Los casos como el de Linda Gottfredson se suceden por doquier. Y cada vez que algún profesor es marginado o un orador boicoteado porque sus puntos de vista son calificados como controvertidos o algo peor, quien arroja la primera piedra para agitar las aguas de la Academia no es un adolescente intolerante, es un adulto que hace bastante tiempo superó la etapa de la pubertad. Después, los estudiantes más vehementes hacen el resto.

En su núcleo duro la cultura de la cancelación no es un fenómeno desencadenado por accidentes sociológicos sobre los que no se ejerce un control directo, como puede ser el infantilismo. Tampoco, como certeramente advierte José Carlos Rodríguez en este artículo, sirve cualquier explicación automática de la censura, como la famosa espiral del silencio de Elisabeth Noelle-Neumann. Hay algo más. Un objetivo de largo plazo: la imposición ideológica.

La propia expresión «cultura de la cancelación» traslada la equívoca idea de que este fenómeno es el producto fortuito de una evolución cultural que discurre de abajo arriba, que la sociedad se transforma a sí misma, para bien o para mal, porque el progreso inevitablemente cambia sus convenciones de forma gradual, y, por lo tanto, sospechar de este devenir implica ser enemigo del progreso. Pero la sociedad no se está transformando de forma espontánea, esta siendo forzada a cambiar, y de forma acelerada, porque controlar las universidades sirve para establecer el marco de referencia académico con el que, después, trasladar las imposiciones ideológicas a toda la sociedad argumentando que se hace con fundamento.

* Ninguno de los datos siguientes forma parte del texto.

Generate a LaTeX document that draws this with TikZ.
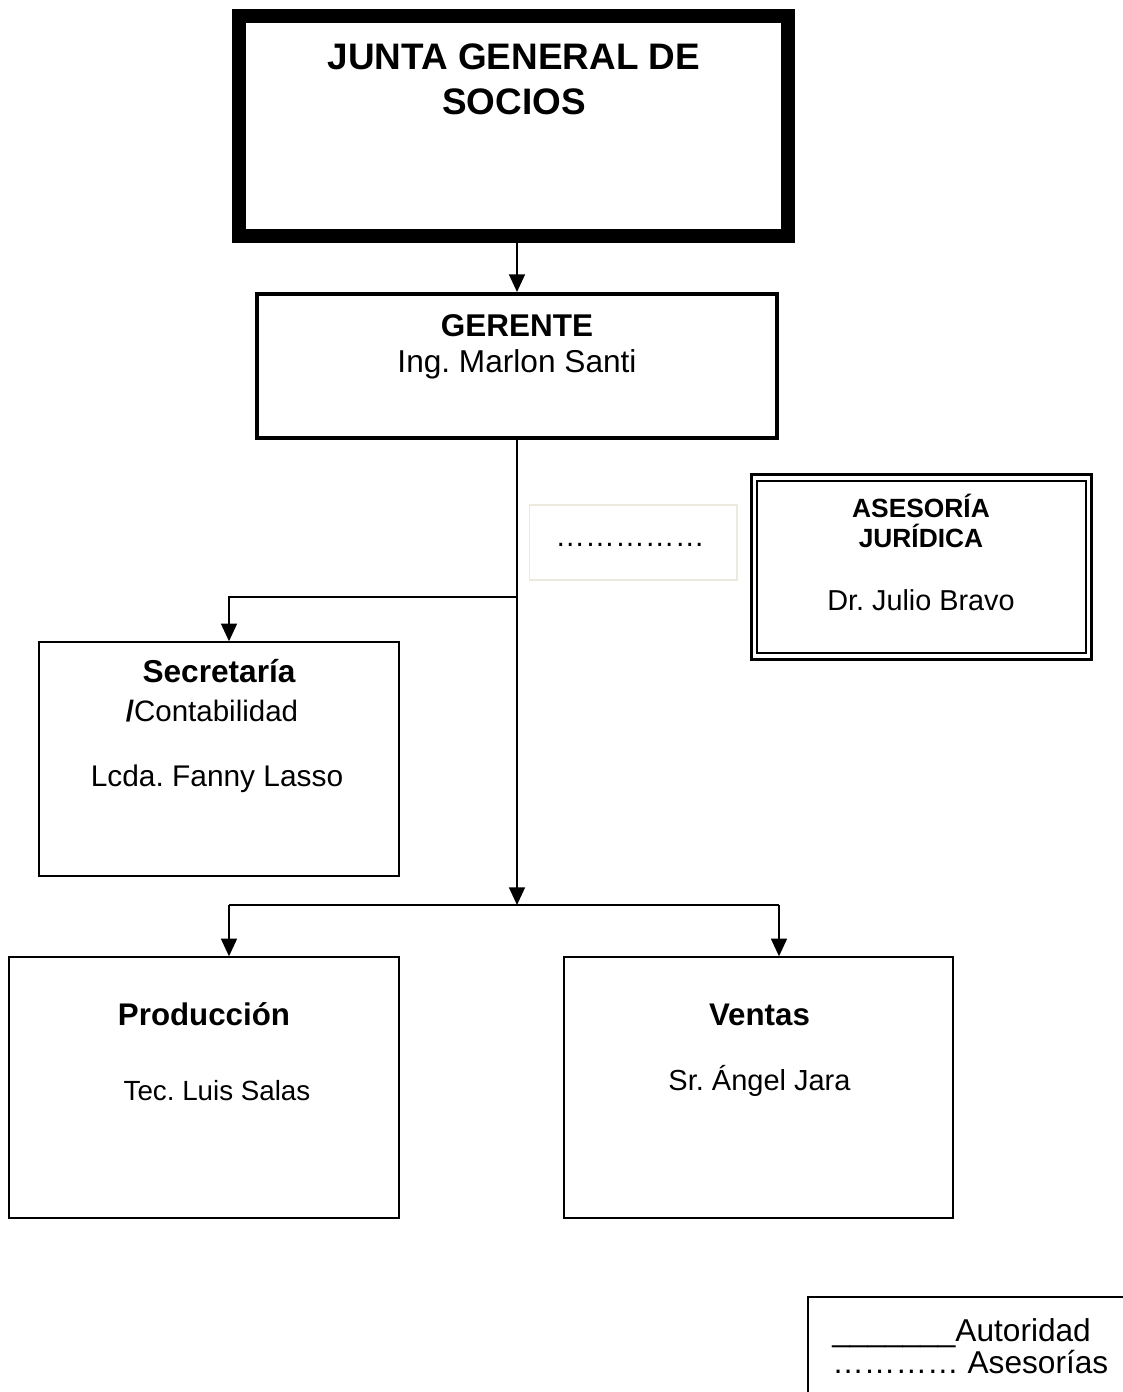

Ya está sucediendo. La cultura de la cancelación no sólo ha ayudado a conculcar legalmente la libertad de cátedra, como ocurre con la Ley de Memoria Histórica (ahora, Democrática), o imponer en las universidades no ya reglas tácitas, sino reglamentos explícitos que pueden cercenar cualquier debate de raíz, también ha ayudado a subvertir principios fundamentales de la democracia como la igualdad ante la ley o la presunción de inocencia. Algo que hasta ayer mismo habría sido inimaginable y que, todo hay que decirlo, ha sido posible gracias la cooperación de quienes debieron impedirlo.